Monday, 21 July 2014

Pearl barley, roasted squash and fennel salad

This recipe is one based on Hugh F-W's in 'Veg', however, I felt that his simpler receipe needs more kick and oomph and have refined it to add maximum flavour and punch. Pearl barley does not have much flavour itself, but will soak up the flavours of what it is cooked with, with that in mind, this is where I focused my concentration and the addition of more garlic and chilli to the roasting veg is an absolute necessity to lift this dish.


What you will need
1 small butternut squash
2 bulbs fennel (fronds reserved)
A handful of cherry tomatoes
50g walnuts
200g pearl barley
300-350ml vegetable stock
Juice and zest of 1 lemon
2-3 cloves garlic
2 tea spoons dried chilli flakes
20g parmesan cheese
Fresh parsley


Firstly, peel and cube the butternut squash. Toss in olive oil, season with salt and place in an oven at 190 degrees for 15 minutes

Meanwhile, slice the fennel into chink lengthways and toss in the oven with the squash, crushed garlic and chilli flakes. Connitue to roast for another 20 minutes.

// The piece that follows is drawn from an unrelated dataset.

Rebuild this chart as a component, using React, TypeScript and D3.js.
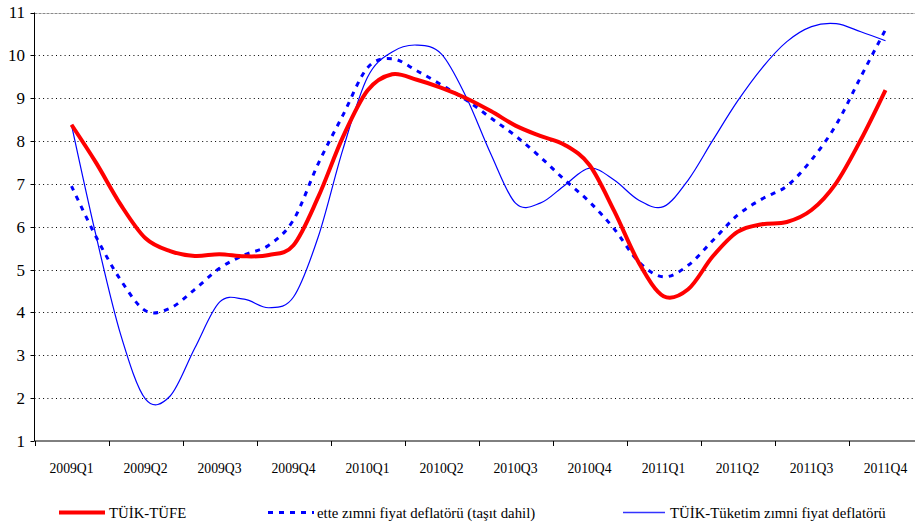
import React, { useRef, useEffect } from "react";
import * as d3 from "d3";

// quarter tick labels (each quarter = 3 monthly points)
const quarters = [
  "2009Q1", "2009Q2", "2009Q3", "2009Q4",
  "2010Q1", "2010Q2", "2010Q3", "2010Q4",
  "2011Q1", "2011Q2", "2011Q3", "2011Q4",
];

const yTicks = [1, 2, 3, 4, 5, 6, 7, 8, 9, 10, 11];

// monthly values, starting in the middle of 2009Q1, ending in the middle of 2011Q4
const tufe = [
  8.38, 7.49, 6.51, 5.73, 5.43, 5.32, 5.36, 5.31, 5.34, 5.57, 6.69, 8.09,
  9.18, 9.56, 9.43, 9.24, 9.0, 8.7, 8.36, 8.12, 7.91, 7.44, 6.37, 5.16,
  4.38, 4.54, 5.31, 5.88, 6.06, 6.11, 6.39, 7.02, 8.03, 9.19,
];

const dahil = [
  6.95, 5.76, 4.75, 4.04, 4.1, 4.54, 5.03, 5.34, 5.57, 6.16, 7.47, 8.6,
  9.71, 9.92, 9.64, 9.31, 8.96, 8.54, 8.12, 7.63, 7.09, 6.58, 5.95, 5.18,
  4.83, 5.1, 5.68, 6.27, 6.65, 6.95, 7.56, 8.38, 9.5, 10.6,
];

const tuketim = [
  8.38, 5.78, 3.47, 1.98, 2.05, 3.17, 4.24, 4.31, 4.11, 4.36, 5.76, 7.8,
  9.49, 10.08, 10.24, 10.03, 9.03, 7.7, 6.55, 6.55, 6.97, 7.37, 7.09, 6.62,
  6.47, 7.09, 8.02, 8.93, 9.71, 10.32, 10.67, 10.74, 10.55, 10.34,
];

const seriesNames = [
  "TÜİK-TÜFE",
  "ette zımni fiyat deflatörü (taşıt dahil)",
  "TÜİK-Tüketim zımni fiyat deflatörü",
];

const FONT = "'Liberation Serif', 'Times New Roman', serif";

export default function App() {
  const svgRef = useRef<SVGSVGElement>(null);

  useEffect(() => {
    const svg = d3.select(svgRef.current);
    svg.selectAll("*").remove();

    const width = 915;
    const height = 527;
    const margin = { top: 12.5, left: 34.5, bottom: 441 };
    const nMonths = quarters.length * 3;

    const x = d3
      .scaleLinear()
      .domain([-1.5, nMonths - 1.5])
      .range([margin.left, margin.left + 74 * quarters.length]);

    const y = d3.scaleLinear().domain([1, 11]).range([margin.bottom, margin.top]);

    svg.attr("viewBox", `0 0 ${width} ${height}`);
    svg.append("rect").attr("width", width).attr("height", height).attr("fill", "#fff");

    // gridlines
    svg
      .append("g")
      .selectAll("line")
      .data(yTicks.filter((d) => d > 1))
      .join("line")
      .attr("x1", margin.left)
      .attr("x2", x(nMonths - 1.5))
      .attr("y1", (d) => Math.round(y(d)) + 0.5)
      .attr("y2", (d) => Math.round(y(d)) + 0.5)
      .attr("stroke", (d) => (d === 11 ? "#8a8a8a" : "#000"))
      .attr("stroke-width", 1)
      .attr("stroke-dasharray", (d) => (d === 11 ? "3,1" : "1,3.3"));

    // axes
    const yAxis = svg.append("g");
    yAxis
      .append("line")
      .attr("x1", margin.left)
      .attr("x2", margin.left)
      .attr("y1", margin.top)
      .attr("y2", margin.bottom)
      .attr("stroke", "#000");
    yAxis
      .selectAll("line.tick")
      .data(yTicks)
      .join("line")
      .attr("class", "tick")
      .attr("x1", margin.left - 4)
      .attr("x2", margin.left)
      .attr("y1", (d) => Math.round(y(d)) + 0.5)
      .attr("y2", (d) => Math.round(y(d)) + 0.5)
      .attr("stroke", "#000");
    yAxis
      .selectAll("text")
      .data(yTicks)
      .join("text")
      .attr("x", 25)
      .attr("y", (d) => y(d))
      .attr("dy", "0.35em")
      .attr("text-anchor", "end")
      .attr("font-family", FONT)
      .attr("font-size", 17)
      .attr("fill", "#000")
      .text((d) => d);

    const xAxis = svg.append("g");
    xAxis
      .append("line")
      .attr("x1", margin.left)
      .attr("x2", x(nMonths - 1.5))
      .attr("y1", margin.bottom)
      .attr("y2", margin.bottom)
      .attr("stroke", "#000");
    xAxis
      .selectAll("line.tick")
      .data(d3.range(quarters.length + 1))
      .join("line")
      .attr("class", "tick")
      .attr("x1", (i) => Math.round(x(i * 3 - 1.5)) + 0.5)
      .attr("x2", (i) => Math.round(x(i * 3 - 1.5)) + 0.5)
      .attr("y1", margin.bottom)
      .attr("y2", margin.bottom + 5)
      .attr("stroke", "#000");
    xAxis
      .selectAll("text")
      .data(quarters)
      .join("text")
      .attr("x", (_, i) => x(i * 3))
      .attr("y", 473)
      .attr("text-anchor", "middle")
      .attr("font-family", FONT)
      .attr("font-size", 13.7)
      .attr("fill", "#000")
      .text((d) => d);

    // lines
    const line = d3
      .line<number>()
      .x((_, i) => x(i))
      .y((d) => y(d))
      .curve(d3.curveCardinal.tension(0));

    const styles = [
      { data: tufe, color: "#ff0000", w: 4, dash: null },
      { data: dahil, color: "#0000ff", w: 3, dash: "5,6" },
      { data: tuketim, color: "#0000ff", w: 1.2, dash: null },
    ];

    const g = svg.append("g");
    styles
      .slice()
      .reverse()
      .forEach((s) => {
        g.append("path")
          .datum(s.data)
          .attr("d", line)
          .attr("fill", "none")
          .attr("stroke", s.color)
          .attr("stroke-width", s.w)
          .attr("stroke-dasharray", s.dash)
          .attr("stroke-linejoin", "round");
      });

    // legend
    const legendPos = [
      { x1: 59, x2: 105, tx: 109 },
      { x1: 268, x2: 314, tx: 317 },
      { x1: 623, x2: 665, tx: 670 },
    ];
    const legend = svg.append("g");
    seriesNames.forEach((name, i) => {
      const p = legendPos[i];
      const s = styles[i];
      legend
        .append("line")
        .attr("x1", p.x1)
        .attr("x2", p.x2)
        .attr("y1", 512.5)
        .attr("y2", 512.5)
        .attr("stroke", i === 2 ? "#3333ff" : s.color)
        .attr("stroke-width", i === 2 ? 1.5 : s.w)
        .attr("stroke-dasharray", s.dash);
      legend
        .append("text")
        .attr("x", p.tx)
        .attr("y", 518)
        .attr("font-family", FONT)
        .attr("font-size", 14.8)
        .attr("fill", "#000")
        .text(name);
    });
  }, []);

  return (
    <svg
      ref={svgRef}
      width={915}
      height={527}
      style={{ position: "absolute", left: 0, top: 0, display: "block" }}
    />
  );
}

Whilst the vegetables are cooking, place the pearl barley on to cook with the vegetable stock. This should take about 40 minutes.

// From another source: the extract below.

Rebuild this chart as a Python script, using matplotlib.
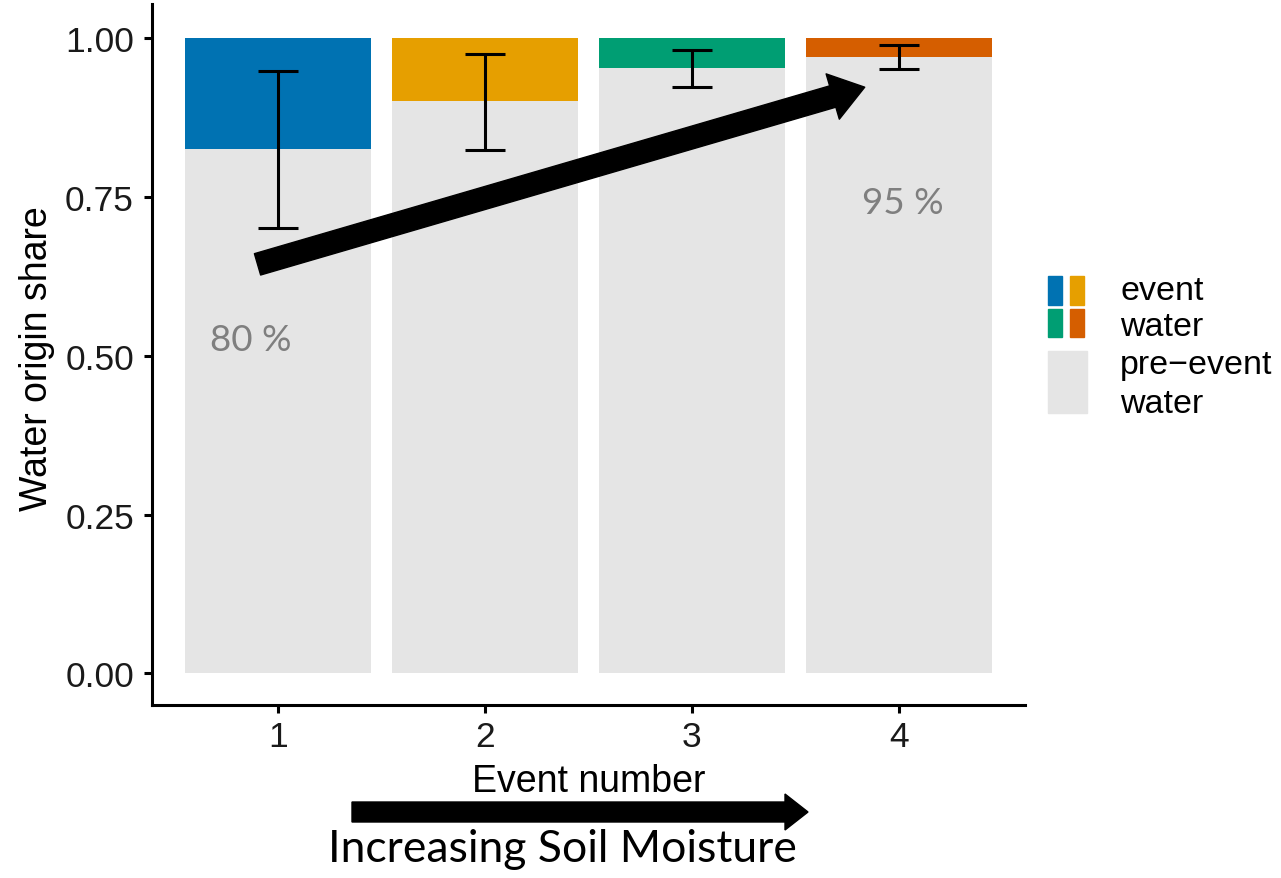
import matplotlib.pyplot as plt
from matplotlib.patches import Rectangle, FancyArrow

# Datos
eventos = [1, 2, 3, 4]
pre_evento = [0.825, 0.901, 0.953, 0.970]
err_bajo = [0.702, 0.824, 0.923, 0.951]
err_alto = [0.948, 0.976, 0.981, 0.989]
colores_evento = ['#0072B2', '#E69F00', '#009E73', '#D55E00']
gris = '#E5E5E5'
etiquetas_y = ['0.00', '0.25', '0.50', '0.75', '1.00']

plt.rcParams['font.family'] = ['Liberation Sans', 'DejaVu Sans']

fig = plt.figure(figsize=(12.81, 8.79), dpi=100)
ax = fig.add_axes([0.1187, 0.1968, 0.6813, 0.7975])

evento = [1 - p for p in pre_evento]
ax.bar(eventos, pre_evento, width=0.9, color=gris, zorder=1)
ax.bar(eventos, evento, bottom=pre_evento, width=0.9, color=colores_evento, zorder=1)

yerr = [[p - lo for p, lo in zip(pre_evento, err_bajo)],
        [hi - p for p, hi in zip(pre_evento, err_alto)]]
ax.errorbar(eventos, pre_evento, yerr=yerr, fmt='none', ecolor='black',
            elinewidth=2.2, capsize=14.5, capthick=2.2, zorder=3)

ax.set_xlim(0.39, 4.61)
ax.set_ylim(-0.05, 1.054)
ax.set_xticks(eventos)
ax.set_yticks([0, 0.25, 0.5, 0.75, 1.0])
ax.set_yticklabels(etiquetas_y)
ax.tick_params(labelsize=25.5, length=6, width=2.2, color='black', labelcolor='#1a1a1a')
ax.tick_params(axis='y', pad=7)
ax.tick_params(axis='x', pad=5)
for lado in ['top', 'right']:
    ax.spines[lado].set_visible(False)
for lado in ['left', 'bottom']:
    ax.spines[lado].set_linewidth(2.2)
ax.set_xlabel('Event number', fontsize=27, va='center')
ax.set_ylabel('Water origin share', fontsize=27, va='center')
ax.xaxis.set_label_coords(0.5, -0.108)
ax.yaxis.set_label_coords(-0.1317, 0.496)

# Flecha y porcentajes
ax.annotate('', xy=(3.836, 0.923), xytext=(0.90, 0.644),
            arrowprops=dict(facecolor='black', edgecolor='black', width=16,
                            headwidth=34, headlength=24, shrink=0), zorder=4)
ax.text(0.865, 0.526, '80 %', fontsize=26.5, color='#7f7f7f', family=['Lato', 'DejaVu Sans'],
        ha='center', va='center')
ax.text(4.02, 0.742, '95 %', fontsize=26.5, color='#7f7f7f', family=['Lato', 'DejaVu Sans'],
        ha='center', va='center')

# Leyenda manual
W, H = 1281, 879
def rect_px(x0, y0, x1, y1, color):
    fig.patches.append(Rectangle((x0 / W, 1 - y1 / H), (x1 - x0) / W, (y1 - y0) / H,
                                 transform=fig.transFigure, color=color, figure=fig))

rect_px(1048, 277, 1062, 306, colores_evento[0])
rect_px(1070, 277, 1084, 306, colores_evento[1])
rect_px(1048, 310, 1062, 338, colores_evento[2])
rect_px(1070, 310, 1084, 338, colores_evento[3])
rect_px(1048, 352, 1087, 414, gris)
for texto, y in [('event', 292), ('water', 328), ('pre\u2212event', 366), ('water', 405)]:
    fig.text(1120 / W, 1 - y / H, texto, fontsize=24.5, va='center', ha='left')

# Flecha inferior
fig.patches.append(FancyArrow(
    352 / W, 1 - 813 / H, (785 - 352) / W, 0, width=20 / H, head_width=36 / H,
    head_length=23 / W, length_includes_head=False, color='black',
    transform=fig.transFigure, figure=fig))
fig.text(562 / W, 1 - 862 / H, 'Increasing Soil Moisture', fontsize=32,
         family=['Lato', 'DejaVu Sans'], ha='center', va='baseline')

plt.savefig('out.png', dpi=100)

After the 20 minutes further cooking for the vegetables, add the walnuts and tomatoes and cook for a further 8-10 minutes. When the vegetables are cooked through and caramelised remove from the oven.



Drain the pearl barley when cooked and toss with the roast vegetables and all the cooking oils.
 
Finally, squeeze in the lemon juice, add the zest, parmesan cheese, the chopped fennel fronds and parsley and serve.